Bourdieu's insight about social capital cuts both ways. Yes, maintaining relationships requires investment—but communities can choose what kind of investment counts. When groups anchor their social life around shared time, shared effort, or shared attention rather than shared spending, they create space for people across financial situations to genuinely participate. The structure of the gathering determines who can show up, not just the warmth of the invitation.

On an individual level, this awareness is a tool. Recognizing that your social withdrawal might be structurally driven—not a reflection of your personality or your friendships—can be the first step toward reconnecting. And if you're in a position to shape how your community gathers, choosing low-barrier formats isn't charity. It's better design for everyone.

Takeaway

The way a community structures its social life determines who can participate. Choosing low-cost ways to gather isn't about accommodating hardship—it's about designing belonging that actually includes everyone.
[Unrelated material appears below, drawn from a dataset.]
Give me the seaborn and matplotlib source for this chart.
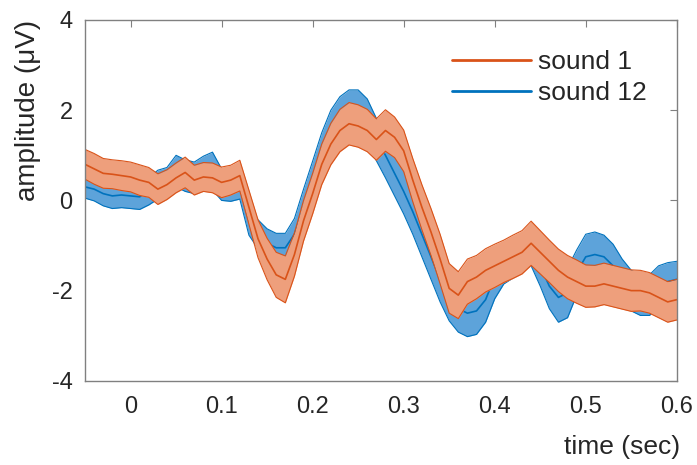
import numpy as np
import pandas as pd
import seaborn as sns
import matplotlib.pyplot as plt
from matplotlib.lines import Line2D

# %% Data (10 ms steps)

time = np.round(np.arange(-0.05, 0.601, 0.01), 2)

sound1_mean = [0.80, 0.70, 0.60, 0.58, 0.55, 0.52, 0.45, 0.40, 0.25, 0.35,
               0.50, 0.62, 0.45, 0.52, 0.50, 0.40, 0.45, 0.55, -0.15, -0.85,
               -1.30, -1.65, -1.75, -1.20, -0.45, 0.15, 0.80, 1.25, 1.55, 1.70,
               1.65, 1.55, 1.35, 1.55, 1.40, 1.10, 0.45, -0.15, -0.70, -1.30,
               -1.95, -2.10, -1.80, -1.70, -1.55, -1.45, -1.35, -1.25, -1.15, -0.95,
               -1.15, -1.35, -1.55, -1.70, -1.80, -1.90, -1.90, -1.85, -1.90, -1.95,
               -2.00, -2.00, -2.05, -2.15, -2.25, -2.20]
sound1_err = [0.33, 0.34, 0.33, 0.32, 0.33, 0.33, 0.34, 0.33, 0.34, 0.33,
              0.33, 0.34, 0.33, 0.32, 0.33, 0.34, 0.33, 0.34, 0.38, 0.42,
              0.46, 0.50, 0.52, 0.48, 0.45, 0.45, 0.45, 0.46, 0.47, 0.47,
              0.47, 0.47, 0.46, 0.46, 0.45, 0.46, 0.48, 0.50, 0.52, 0.55,
              0.55, 0.52, 0.50, 0.48, 0.48, 0.48, 0.47, 0.48, 0.48, 0.49,
              0.48, 0.47, 0.47, 0.48, 0.48, 0.47, 0.46, 0.46, 0.46, 0.46,
              0.46, 0.45, 0.45, 0.45, 0.45, 0.45]

sound12_mean = [0.30, 0.25, 0.15, 0.10, 0.12, 0.10, 0.08, 0.20, 0.35, 0.40,
                0.65, 0.55, 0.50, 0.60, 0.65, 0.35, 0.30, 0.35, -0.45, -0.75,
                -0.95, -1.05, -1.05, -0.75, -0.15, 0.45, 1.05, 1.55, 1.85, 2.00,
                2.00, 1.80, 1.35, 1.00, 0.60, 0.20, -0.25, -0.75, -1.25, -1.75,
                -2.15, -2.40, -2.50, -2.45, -2.20, -1.70, -1.40, -1.30, -1.15, -1.05,
                -1.45, -1.90, -2.15, -2.05, -1.60, -1.25, -1.20, -1.25, -1.45, -1.75,
                -2.00, -2.10, -2.10, -1.90, -1.80, -1.75]
sound12_err = [0.25, 0.26, 0.27, 0.28, 0.28, 0.28, 0.28, 0.30, 0.32, 0.33,
               0.35, 0.35, 0.35, 0.38, 0.42, 0.35, 0.32, 0.32, 0.32, 0.32,
               0.32, 0.32, 0.32, 0.35, 0.40, 0.42, 0.45, 0.45, 0.45, 0.45,
               0.45, 0.45, 0.47, 0.50, 0.50, 0.50, 0.50, 0.50, 0.50, 0.50,
               0.52, 0.52, 0.52, 0.52, 0.50, 0.48, 0.45, 0.42, 0.40, 0.40,
               0.45, 0.50, 0.55, 0.55, 0.50, 0.50, 0.50, 0.48, 0.48, 0.45,
               0.45, 0.45, 0.45, 0.45, 0.42, 0.40]

labels = ['sound 1', 'sound 12']
x_ticks = [0, 0.1, 0.2, 0.3, 0.4, 0.5, 0.6]
x_ticklabels = ['0', '0.1', '0.2', '0.3', '0.4', '0.5', '0.6']
y_ticks = [-4, -2, 0, 2, 4]

df = pd.DataFrame({
    'time': np.concatenate([time, time]),
    'amp': np.concatenate([sound1_mean, sound12_mean]),
    'err': np.concatenate([sound1_err, sound12_err]),
    'sound': np.repeat(labels, len(time)),
})

# %% Plot

sns.set_style('white')
plt.rcParams['font.family'] = ['Liberation Sans', 'DejaVu Sans']
plt.rcParams['axes.unicode_minus'] = False

line_col = {'sound 1': '#D95319', 'sound 12': '#0072BD'}
fill_col = {'sound 1': '#EE9F7C', 'sound 12': '#5DA3DA'}
txt = '#262626'

fig = plt.figure(figsize=(6.97, 4.65), dpi=100)
ax = fig.add_axes([0.122, 0.181, 0.849, 0.776])

# blue first, orange stacked on top
for k, name in enumerate(['sound 12', 'sound 1']):
    z = 1 + 3 * k
    d = df[df['sound'] == name]
    lo = d['amp'] - d['err']
    hi = d['amp'] + d['err']
    ax.fill_between(d['time'], lo, hi, color=fill_col[name], lw=0, zorder=z)
    ax.plot(d['time'], lo, color=line_col[name], lw=0.8, zorder=z + 1)
    ax.plot(d['time'], hi, color=line_col[name], lw=0.8, zorder=z + 1)
    sns.lineplot(data=d, x='time', y='amp', color=line_col[name], lw=1.2,
                 ax=ax, legend=False, zorder=z + 2)

ax.set_xlim(-0.05, 0.6)
ax.set_ylim(-4, 4)
ax.set_xticks(x_ticks)
ax.set_xticklabels(x_ticklabels)
ax.set_yticks(y_ticks)
ax.tick_params(direction='in', length=5, width=0.8, color='#808080',
               labelsize=17, labelcolor=txt, top=True, right=True)
ax.tick_params(axis='x', pad=11)
ax.tick_params(axis='y', pad=9)
for s in ax.spines.values():
    s.set_color('#808080')
    s.set_linewidth(1.0)
    s.set_zorder(10)

ax.set_xlabel('time (sec)', fontsize=19, color=txt, ha='right', va='center')
ax.xaxis.set_label_coords(1.005, -0.183)
ax.set_ylabel('amplitude (μV)', fontsize=20, color=txt, va='center')
ax.yaxis.set_label_coords(-0.096, 0.75)

handles = [Line2D([], [], color=line_col[n], lw=2) for n in labels]
ax.legend(handles, labels, loc='upper right', frameon=False, fontsize=19,
          handlelength=3, handletextpad=0.25, labelspacing=0.25,
          borderaxespad=0.75, labelcolor=txt)

fig.savefig('out.png', dpi=100)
Debt is never just a number on a statement. It's a social force that reshapes your relationships, your self-image, and your place in community life. Once you see the invisible architecture—the participation costs, the shame dynamics, the structural barriers dressed up as personal choices—you can't unsee it.

And that visibility matters. Whether you're navigating debt yourself or designing the social spaces others enter, understanding these patterns gives you the chance to build something more inclusive. The structures are real, but they're also ours to change.